Courtesy Reuters

Nicaragua: in Again, out Again

PROBABLY most critics of interventions by the United States in Nicaragua censure the sending in of our marines without having any very clear understanding of either of the two factors jointly responsible, namely, the general policy of our government and certain conditions peculiar to a politically backward and economically undeveloped country like Nicaragua. Similarly, it may be said that most of these critics applaud the withdrawal of the marines without considering whether it signifies a change in American policy or in any of the fundamentals of the Nicaraguan situation; few stop to inquire whether the withdrawal marks merely another incident in an interminable sequence of in and out movements.

On February 13 Secretary Stimson announced that the United States will withdraw all of the marines after the Nicaraguan elections of 1932 and that the present forces in occupation, aggregating about 1,500 men, will be reduced to 500 before next June. The decision is in harmony with traditional American policy which has in principle quite definitely, though in practice at times somewhat falteringly and inconsistently, opposed intervention.[i] Let us examine it in the perspective of the full history of American interventions in Nicaragua since the first one in 1909.

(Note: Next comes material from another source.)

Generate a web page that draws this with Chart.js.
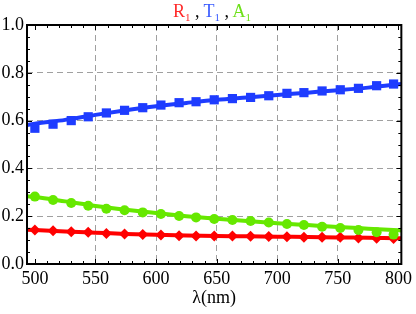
<!DOCTYPE html>
<html>
<head>
<meta charset="utf-8">
<script src="https://cdn.jsdelivr.net/npm/chart.js@4"></script>
<style>
  body { margin: 0; background: #fff; }
  #wrap { position: relative; width: 416px; height: 314px; }
  #title {
    position: absolute; top: 2px; left: 212px; transform: translateX(-50%);
    font: 18px "Liberation Serif", serif; line-height: 1; white-space: nowrap;
  }
  #title sub { font-size: 11px; vertical-align: -4px; line-height: 0; }
</style>
</head>
<body>
<div id="wrap">
  <canvas id="chart" width="416" height="314"></canvas>
  <div id="title"><span style="color:#ff2a2a">R<sub>1</sub></span> , <span style="color:#3a5cff">T<sub>1</sub></span> , <span style="color:#6ee01a">A<sub>1</sub></span></div>
</div>
<script>
// wavelengths of the measured points (nm)
const markerX = [500, 515, 530, 544, 559, 574, 589, 604, 619, 633, 648, 663, 678, 693, 708, 722, 737, 752, 767, 782, 796];
const reflectPts = [0.142, 0.139, 0.135, 0.133, 0.128, 0.126, 0.123, 0.121, 0.118, 0.117, 0.117, 0.117, 0.116, 0.115, 0.114, 0.112, 0.112, 0.112, 0.109, 0.108, 0.107];
const transPts = [0.568, 0.585, 0.600, 0.616, 0.632, 0.643, 0.654, 0.665, 0.675, 0.679, 0.687, 0.692, 0.697, 0.704, 0.714, 0.717, 0.724, 0.729, 0.735, 0.746, 0.753];
const absorbPts = [0.282, 0.268, 0.255, 0.244, 0.231, 0.225, 0.216, 0.209, 0.201, 0.195, 0.188, 0.184, 0.180, 0.174, 0.167, 0.163, 0.156, 0.151, 0.142, 0.133, 0.123];

// smooth curves
const lineX = [490, 500, 525, 550, 575, 600, 625, 650, 675, 700, 725, 750, 775, 800, 810];
const reflectLine = [0.144, 0.142, 0.136, 0.131, 0.126, 0.122, 0.119, 0.117, 0.116, 0.114, 0.113, 0.111, 0.110, 0.108, 0.107];
const transLine = [0.578, 0.587, 0.603, 0.624, 0.643, 0.660, 0.674, 0.687, 0.697, 0.707, 0.717, 0.727, 0.738, 0.752, 0.757];
const absorbLine = [0.285, 0.280, 0.262, 0.243, 0.227, 0.213, 0.200, 0.189, 0.180, 0.171, 0.163, 0.155, 0.148, 0.141, 0.138];

const xTicks = [500, 550, 600, 650, 700, 750, 800];
const yTicks = [0.0, 0.2, 0.4, 0.6, 0.8, 1.0];

const red = 'rgb(255,0,0)';
const blue = 'rgb(30,60,255)';
const green = 'rgb(102,232,0)';

function pts(xs, ys) {
  return xs.map((x, i) => ({x: x, y: ys[i]}));
}

function lineSet(ys, color) {
  return {
    data: pts(lineX, ys), showLine: true, borderColor: color, borderWidth: 4,
    pointRadius: 0, tension: 0.4, cubicInterpolationMode: 'monotone', order: 1
  };
}

function markerSet(ys, color, style, r) {
  return {
    data: pts(markerX, ys), showLine: false, pointStyle: style, pointRadius: r,
    backgroundColor: color, borderColor: color, borderWidth: 0, order: 0, clip: false
  };
}

// frame with inward ticks on all four sides
const framePlugin = {
  id: 'frame',
  afterDraw(chart) {
    const {ctx, chartArea: a, scales: {x, y}} = chart;
    ctx.save();
    ctx.strokeStyle = '#000';
    ctx.lineWidth = 1;
    ctx.beginPath();
    for (let v = 500; v <= 800; v += 10) {
      const px = Math.round(x.getPixelForValue(v)) + 0.5;
      const len = v % 50 === 0 ? 5 : 3;
      ctx.moveTo(px, a.bottom); ctx.lineTo(px, a.bottom - len);
      ctx.moveTo(px, a.top); ctx.lineTo(px, a.top + len);
    }
    for (let k = 0; k <= 20; k++) {
      const py = Math.round(y.getPixelForValue(k * 0.05)) + 0.5;
      const len = k % 4 === 0 ? 5 : 3;
      ctx.moveTo(a.left, py); ctx.lineTo(a.left + len, py);
      ctx.moveTo(a.right, py); ctx.lineTo(a.right - len, py);
    }
    ctx.stroke();
    ctx.lineWidth = 2;
    ctx.strokeRect(a.left, a.top, a.right - a.left, a.bottom - a.top);
    ctx.restore();
  }
};

const font = {family: '"Liberation Serif", serif', size: 18};

new Chart(document.getElementById('chart'), {
  type: 'scatter',
  data: {
    datasets: [
      markerSet(transPts, blue, 'rect', 6.5),
      markerSet(absorbPts, green, 'circle', 5),
      markerSet(reflectPts, red, 'rectRot', 5.5),
      lineSet(transLine, blue),
      lineSet(absorbLine, green),
      lineSet(reflectLine, red)
    ]
  },
  options: {
    responsive: false,
    animation: false,
    layout: {padding: {top: 25, right: 8, left: 0, bottom: 0}},
    plugins: {legend: {display: false}, tooltip: {enabled: false}},
    scales: {
      x: {
        type: 'linear', min: 493.5, max: 802.4,
        afterBuildTicks: s => { s.ticks = xTicks.map(v => ({value: v})); },
        afterFit: s => { s.height = 50; },
        ticks: {color: '#000', font: font, padding: 4, maxRotation: 0},
        grid: {
          drawTicks: false,
          color: c => (c.tick && c.tick.value > 500 && c.tick.value < 800) ? '#a0a0a0' : 'rgba(0,0,0,0)'
        },
        border: {display: false, dash: [6, 4]},
        title: {display: true, text: 'λ(nm)', color: '#000', font: font, padding: {top: 0, bottom: 5}}
      },
      y: {
        min: 0, max: 1,
        afterBuildTicks: s => { s.ticks = yTicks.map(v => ({value: v})); },
        afterFit: s => { s.width = 27; },
        ticks: {color: '#000', font: font, padding: 3, callback: v => v.toFixed(1)},
        grid: {
          drawTicks: false,
          color: c => (c.tick && c.tick.value > 0.01 && c.tick.value < 0.99) ? '#a0a0a0' : 'rgba(0,0,0,0)'
        },
        border: {display: false, dash: [6, 4]}
      }
    }
  },
  plugins: [framePlugin]
});
</script>
</body>
</html>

The criticism to which the American intervention in Nicaragua has long been subjected, both in the United States and in Latin America, undoubtedly played a part in determining President Hoover and Secretary Stimson to withdraw the marines at this time. The criticism took concrete form when the United States Senate on January 5 passed a resolution calling on the State Department for full information on the course and conduct of the present occupation of Nicaragua since it began in 1926. If Mr. Stimson's announcement was made in answer to these criticisms it probably has been effective; it has been hailed with approval by the liberal press and by liberal spokesmen in Congress. Unfortunately, however, it does not close the Nicaraguan chapter. The movements of the marines are the consequences rather than the causes of our policy.